## [TASK]
Reproduce precisely the lines of the listing below, starting with the line that contains "Give me the Bokeh source for this chart." and stopping after the line that contains "from bokeh.resources import INLINE"; include nothing else.

## [PROVIDED DATA]

-------------------------

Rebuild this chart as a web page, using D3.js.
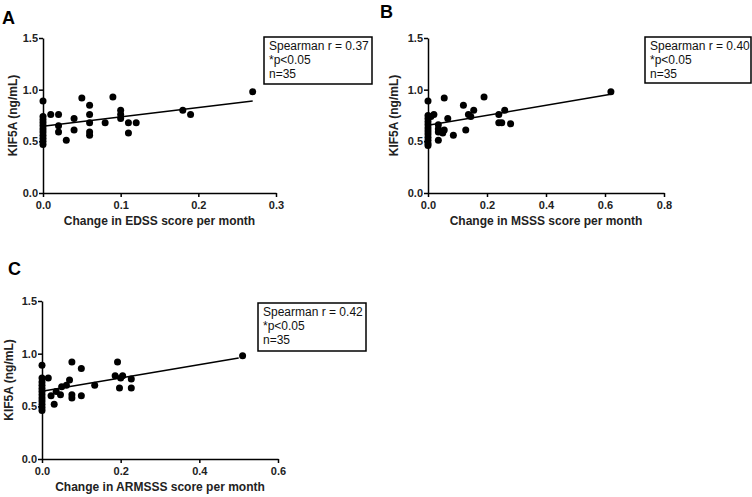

-------------------------

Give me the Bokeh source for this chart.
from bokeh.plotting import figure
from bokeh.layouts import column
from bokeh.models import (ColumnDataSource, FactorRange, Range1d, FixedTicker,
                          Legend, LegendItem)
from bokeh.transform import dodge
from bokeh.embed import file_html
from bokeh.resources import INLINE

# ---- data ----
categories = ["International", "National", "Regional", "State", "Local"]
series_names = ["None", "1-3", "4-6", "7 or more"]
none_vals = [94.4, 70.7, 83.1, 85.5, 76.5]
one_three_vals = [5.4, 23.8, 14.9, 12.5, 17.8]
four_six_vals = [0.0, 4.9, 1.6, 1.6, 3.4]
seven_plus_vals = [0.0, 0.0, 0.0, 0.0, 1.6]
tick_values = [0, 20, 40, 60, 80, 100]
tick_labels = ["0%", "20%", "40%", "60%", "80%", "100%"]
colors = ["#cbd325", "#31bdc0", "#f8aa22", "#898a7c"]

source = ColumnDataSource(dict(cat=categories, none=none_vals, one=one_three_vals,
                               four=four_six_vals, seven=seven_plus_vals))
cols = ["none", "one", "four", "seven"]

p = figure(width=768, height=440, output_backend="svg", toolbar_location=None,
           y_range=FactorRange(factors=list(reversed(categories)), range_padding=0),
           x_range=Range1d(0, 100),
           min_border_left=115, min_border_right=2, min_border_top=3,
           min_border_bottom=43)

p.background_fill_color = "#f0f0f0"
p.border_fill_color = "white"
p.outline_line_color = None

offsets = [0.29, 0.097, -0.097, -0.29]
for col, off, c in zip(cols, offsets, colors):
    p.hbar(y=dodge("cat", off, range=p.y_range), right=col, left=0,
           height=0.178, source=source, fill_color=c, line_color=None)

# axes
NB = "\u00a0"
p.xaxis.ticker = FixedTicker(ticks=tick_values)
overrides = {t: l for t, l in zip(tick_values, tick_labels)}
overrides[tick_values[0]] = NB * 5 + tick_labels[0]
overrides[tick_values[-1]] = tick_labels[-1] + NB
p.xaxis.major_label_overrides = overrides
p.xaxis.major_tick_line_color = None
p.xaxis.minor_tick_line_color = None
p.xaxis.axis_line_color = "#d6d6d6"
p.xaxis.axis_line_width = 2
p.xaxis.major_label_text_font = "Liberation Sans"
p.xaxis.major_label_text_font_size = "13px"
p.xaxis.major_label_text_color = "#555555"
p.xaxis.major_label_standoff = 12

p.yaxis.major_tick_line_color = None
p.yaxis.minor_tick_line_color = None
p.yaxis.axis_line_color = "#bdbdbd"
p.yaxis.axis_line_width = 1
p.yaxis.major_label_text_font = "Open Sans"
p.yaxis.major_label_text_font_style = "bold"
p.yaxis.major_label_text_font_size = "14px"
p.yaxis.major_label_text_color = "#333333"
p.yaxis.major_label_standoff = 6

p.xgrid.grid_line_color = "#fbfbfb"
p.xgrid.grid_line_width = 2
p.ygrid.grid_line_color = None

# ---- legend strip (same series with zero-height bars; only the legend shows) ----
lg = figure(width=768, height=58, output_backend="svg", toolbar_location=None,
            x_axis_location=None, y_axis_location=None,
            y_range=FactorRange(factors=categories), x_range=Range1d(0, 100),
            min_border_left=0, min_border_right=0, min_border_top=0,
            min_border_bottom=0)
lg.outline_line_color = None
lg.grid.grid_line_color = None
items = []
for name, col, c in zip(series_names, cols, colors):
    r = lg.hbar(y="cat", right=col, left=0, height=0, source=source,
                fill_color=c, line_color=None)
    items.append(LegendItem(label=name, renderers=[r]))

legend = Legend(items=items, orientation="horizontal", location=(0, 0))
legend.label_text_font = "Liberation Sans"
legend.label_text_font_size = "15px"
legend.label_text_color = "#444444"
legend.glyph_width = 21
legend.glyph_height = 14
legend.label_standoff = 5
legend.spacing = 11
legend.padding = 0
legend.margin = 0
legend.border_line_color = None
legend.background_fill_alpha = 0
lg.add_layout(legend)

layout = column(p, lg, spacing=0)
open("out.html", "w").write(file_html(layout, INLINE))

-------------------------

## [TASK SOLUTION]
Give me the Bokeh source for this chart.
from bokeh.plotting import figure
from bokeh.layouts import column
from bokeh.models import (ColumnDataSource, FactorRange, Range1d, FixedTicker,
                          Legend, LegendItem)
from bokeh.transform import dodge
from bokeh.embed import file_html
from bokeh.resources import INLINE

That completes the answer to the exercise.